Sunday, February 12, 2012

To the Right

I wrote a letter recently to a long-time family friend - my third grade teacher who we have been friends with forever - I think she taught my older siblings, too, though I'm not positive about that. Anyway, I wrote a letter and in that letter, I inquired about any properties available in the beach front development my family had a cabin in for years. I have written about it in this blog...how thinking about it makes my heart hurt; how I regret so much not having found a way to purchase the cabin from my mom. We just couldn't swing it back then - and I think it was for the best given that would have only been yet another bone of contention between some family members and me. But when I think about 'the beach', I think about that place - and wish I could get back there.

I haven't mailed the letter - because all the next day, I kept thinking about the 'what if's' that would imply. Suppose there is a property available and suppose we did buy it? The development is unique because it was the first on this 18 mile stretch of white sand beach - and the homeowners prohibit renting out units - so there would be no rental income to offset expenses. And there would be expenses. Monthly fees; maintenance; upkeep; care-taking. And as J. has often said 'if we own a place, we will feel obligated to go there for every vacation - obligated to try to make the expenses 'worth it' by going there as often as we can'. And that's the final 'no' - because as beautiful as this place is, it is about 17 hours away from us by car. Do-able? Sure. But thinking about a two week vacation with two travel days on either end just isn't all that appealing. We could fly to Phoenix and then drive the five hours south - but that still involves renting a car and rental companies don't really 'allow' you to take the car into a different country without all kinds of paperwork and more money. So truthfully, how often would we go?

And while I can't rent out the place for profit, I can let others use it - and would be glad to - but that adds additional complexity - scheduling and timing and negotiating the turbulent waters of my familial relationships.

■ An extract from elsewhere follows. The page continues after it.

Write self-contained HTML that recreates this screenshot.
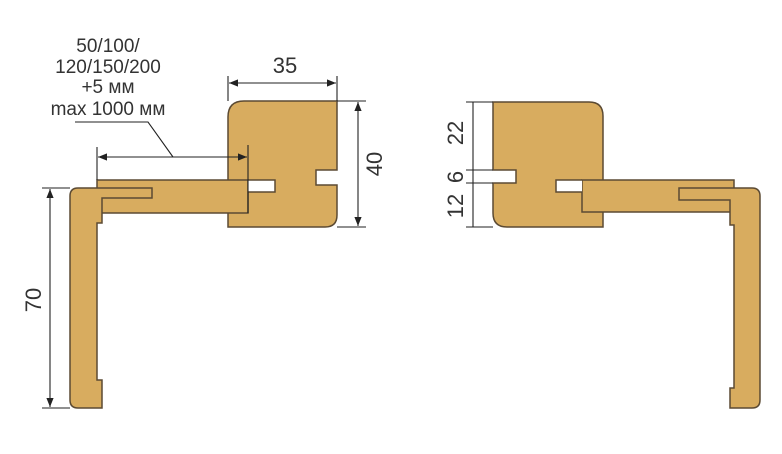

So the letter stays unmailed. I plan to update it to make it even more newsy and mention the cabin and mention that I'd be curious to know if a place is ever available - but I'm deleting all the sort of heart-felt wishing and just sticking with the facts. Because if she called me next Friday and said someone wants to sell now and here's the price, I'm not honestly sure I'd be ready to do it. I'd want to - with every ounce of my being - but I'm not sure we would.

Apparently owning a second property is on my mind, because last night I dreamed that we had a chance to get a beach front lot on Lake Tahoe in a brand new, recently discovered 'cove' for the rock bottom price of $110,700. In the dream, when they told me the price of the lot, I almost couldn't believe it. You could buy the lot now and move in a mobile home or just pitch a tent for as long as you wanted until you could afford or decided to build. Very not 'Tahoe' - but hey, this was a dream!

There was only one down side. The development was started by a group of acquaintances - people I know through work or social things here in Tracy - and they were all seriously far, far 'to the right' politically. OK - I described them to J. as 'right wing nut jobs'...but as I was getting the checkbook out, I thought (again, this is a dream) 'I'm sure I can get J. to just keep his mouth shut for three days every weekend - he will just have to hunker down with his blogs and his books and agree to NOT make it known that we are so not to the right, we would be considered aliens to these folks'. Seemed completely plausible in a dream....

It was a little slice of paradise - and while a lake beach is not really my idea of a beach, I think all I'm really craving is a place to escape to....just a little secluded get away that gives us a reason to pack up on Fridays and skip town for a few days. Hunker down with books, videos, walks, cooking, sleeping, etc. Some forced down time.

My sister and her hubby own a motor home that is parked on their property - and they frequently spend nights out there - just outside their house. Watching movies. Checking out from their 'life' and heading to their escape pod. I think that sounds lovely, too, only we don't have a place to park a motor home outside our house - we'd have to store it at the storage facility a mile away - and somehow, spending the night at a storage facility sort of loses the charm.

A friend of mine owns a few acres and their house and yard are on only one acre of their property - and we joke that if we win the lottery (we buy tickets every week - just the two of us - makes our boss crazy because if we happen to win and both leave at the same time, he is screwed - but oh well - it's a 'dream' and not likely reality), I would buy a couple (two or three) rail cars and have them craned onto slabs and have someone 'design' a weekend retreat for me. We could be 'in the country' and 'away' in about 10 minutes - and I love her house because it's truly isolated. So quiet. Serene. Orchards all around - but no traffic. Few neighbors. I would love to hang out there each weekend and recharge.

She and I read Sunset magazine and get so many ideas of 'tiny spaces' you could make happen fairly easily.

I'm taking all these ideas and dreams as a sign that I need to find a way to better decompress. Being in this house with animals and adult children and 'stuff to do' everywhere is just not cutting it. Apparently.

Second day of a three day weekend is beginning. It's almost 11 and we're all still in our PJs. I'm going to cook a lot today! I love to cook when I have the time to do it- and I can enjoy the Breaking Dawn Part 1 movie!! Happy Sunday made even happier!